Over the last week, there’s been talk that FTSE 100 insurance giant Legal & General (LSE: LGEN) could be a takeover target. According to the Financial Times, City advisers have said potential bidders have been running the rule over the business.
Could there be an investment opportunity to consider here? Let’s take a look.
What’s going on with Legal & General?
According to the FT, people familiar with the matter say that Legal & General is currently being looked at by a range of financial institutions.
“It’s getting pretty real. People are spending real money on this now,” said one US private capital executive to the publication in relation to firms drawing up plans to bid for the Footsie company.
The FT goes on to say that there’s a trend in the financial services industry right now and that’s alternative investment managers buying up insurance companies.
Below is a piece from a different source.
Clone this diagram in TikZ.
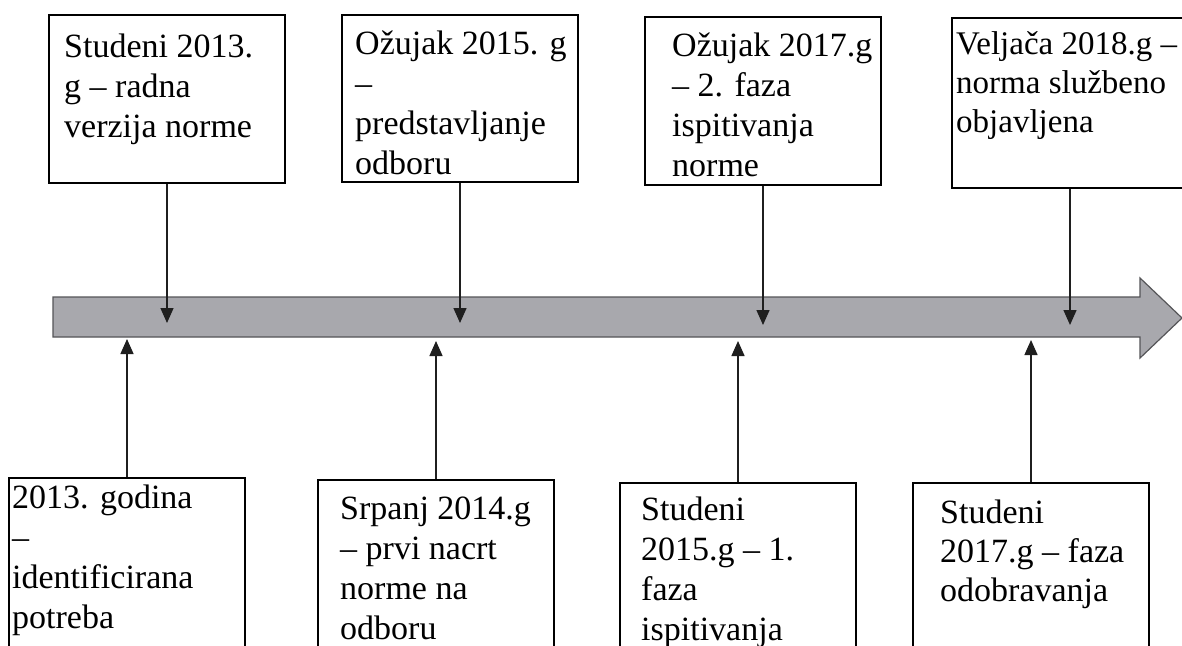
\documentclass[tikz,border=0pt]{standalone}
\usepackage{fontspec}
\setmainfont{Liberation Serif}
\usetikzlibrary{arrows.meta}
\definecolor{shaftgray}{RGB}{168,168,173}
\definecolor{shaftedge}{RGB}{85,85,88}
\tikzset{
  boxst/.style={draw=black, line width=2.2pt, fill=white, rectangle, inner sep=0pt},
  txtline/.style={anchor=base west, inner sep=0pt, font=\fontsize{34}{40}\selectfont},
  txtsmall/.style={txtline, font=\fontsize{33}{39}\selectfont},
  conn/.style={draw=black!88, line width=1.4pt, -{Triangle[length=15pt,width=13pt]}},
}
% #1 name, #2 x, #3 first baseline, #4 line spacing, #5 lines, optional style
\newcommand\boxlines[6][txtline]{%
  \foreach \t [count=\i] in {#6} {
    \node[#1] (#2-\i) at (#3,{#4+(\i-1)*#5}) {\t};
  }%
}
\begin{document}
\begin{tikzpicture}[x=1pt,y=-1pt]
\useasboundingbox (0,0) rectangle (1182,645);
\clip (0,0) rectangle (1182,645);
\fill[white] (0,0) rectangle (1182,645);
% main timeline arrow
\draw[shaftedge, fill=shaftgray, line width=1.2pt, line join=miter]
  (53,297) -- (1140,297) -- (1140,278) -- (1182,318) -- (1140,358) -- (1140,337) -- (53,337) -- cycle;
% top boxes
\node[boxst, minimum width=236pt, minimum height=168pt] (B1) at (167,99) {};
\node[boxst, minimum width=236pt, minimum height=167pt] (B2) at (460,98.5) {};
\node[boxst, minimum width=236pt, minimum height=168pt] (B3) at (763,101) {};
\node[boxst, minimum width=236pt, minimum height=170pt] (B4) at (1070,103) {};
% bottom boxes
\node[boxst, minimum width=236pt, minimum height=202pt] (B5) at (127,579) {};
\node[boxst, minimum width=236pt, minimum height=200pt] (B6) at (436,580) {};
\node[boxst, minimum width=236pt, minimum height=197pt] (B7) at (738,581.5) {};
\node[boxst, minimum width=236pt, minimum height=197pt] (B8) at (1031,581.5) {};
% texts
\boxlines{T1}{64}{57}{40}{Studeni 2013.,g – radna,verzija norme}
\boxlines{T2}{355}{54}{40}{Ožujak 2015. g,–,predstavljanje,odboru}
\boxlines{T3}{672}{56}{40}{Ožujak 2017.g,– 2. faza,ispitivanja,norme}
\boxlines[txtsmall]{T4}{956}{54}{39}{Veljača 2018.g –,norma službeno,objavljena}
\boxlines{T5}{12}{508}{40}{2013. godina,–,identificirana,potreba}
\boxlines{T6}{340}{519}{40}{Srpanj 2014.g,– prvi nacrt,norme na,odboru}
\boxlines{T7}{641}{520}{40}{Studeni,2015.g – 1.,faza,ispitivanja}
\boxlines{T8}{940}{523}{39}{Studeni,2017.g – faza,odobravanja}
% connector end points on the timeline
\coordinate (d1) at (167,323);
\coordinate (d2) at (460,323);
\coordinate (d3) at (763,325);
\coordinate (d4) at (1070,325);
\coordinate (u1) at (127,339);
\coordinate (u2) at (436,341);
\coordinate (u3) at (738,341);
\coordinate (u4) at (1031,340);
% connectors
\draw[conn] (B1.south) -- (d1);
\draw[conn] (B2.south) -- (d2);
\draw[conn] (B3.south) -- (d3);
\draw[conn] (B4.south) -- (d4);
\draw[conn] (B5.north) -- (u1);
\draw[conn] (B6.north) -- (u2);
\draw[conn] (B7.north) -- (u3);
\draw[conn] (B8.north) -- (u4);
\end{tikzpicture}
\end{document}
Recently, firms such as Apollo and Brookfield have been snapping up insurers in an effort to secure sources of low-cost capital to fuel their private credit and alternative investment strategies.
However, it notes that Legal & General CEO António Simões has said the company isn’t considering a break-up or sale right now. “There’s no discussions or anything else going on,” he stressed.
So at present, it’s all just speculation. Note that even if a bid did emerge, there’s no guarantee UK regulators would allow it due to the size of the company and its large holdings of UK government bonds.
The share price is up
Having said that, the insurer’s share price jumped significantly after the article. So clearly, a lot of investors are expecting a bid to come in for the company.
I never think of buying a stock on the back of takeover rumours however, because often buyers don’t emerge. Before investing in a company, it’s important to look at the broad fundamentals.
How do the fundamentals look?
As for how the fundamentals stack up here, they’re a little mixed. On one hand, we have an established, blue-chip FTSE 100 company that’s trading at a low valuation (a forward-looking price-to-earnings (P/E) ratio of 11) and sporting a huge dividend yield (about 8.5%).
We also have a company that has multiple long-term growth drivers. These include index funds, pensions, and private markets.
On the other hand, we have a business with a really complex balance sheet (there could be all kinds of hidden risks here), low dividend coverage (meaning that a cut is a possibility), and little share price growth over the last decade.
We also have a company that operates in a really competitive industry and is up against some much more powerful players. You could also argue that it doesn’t have a clear competitive advantage.
My view
Weighing everything up, I feel the shares could be worth considering for those comfortable with the risks. With the big yield, and talk of a takeover, there are definitely reasons to be bullish here.
That said, there’s a real possibility that the shares could underperform from here. So investors should think about treading carefully with this name.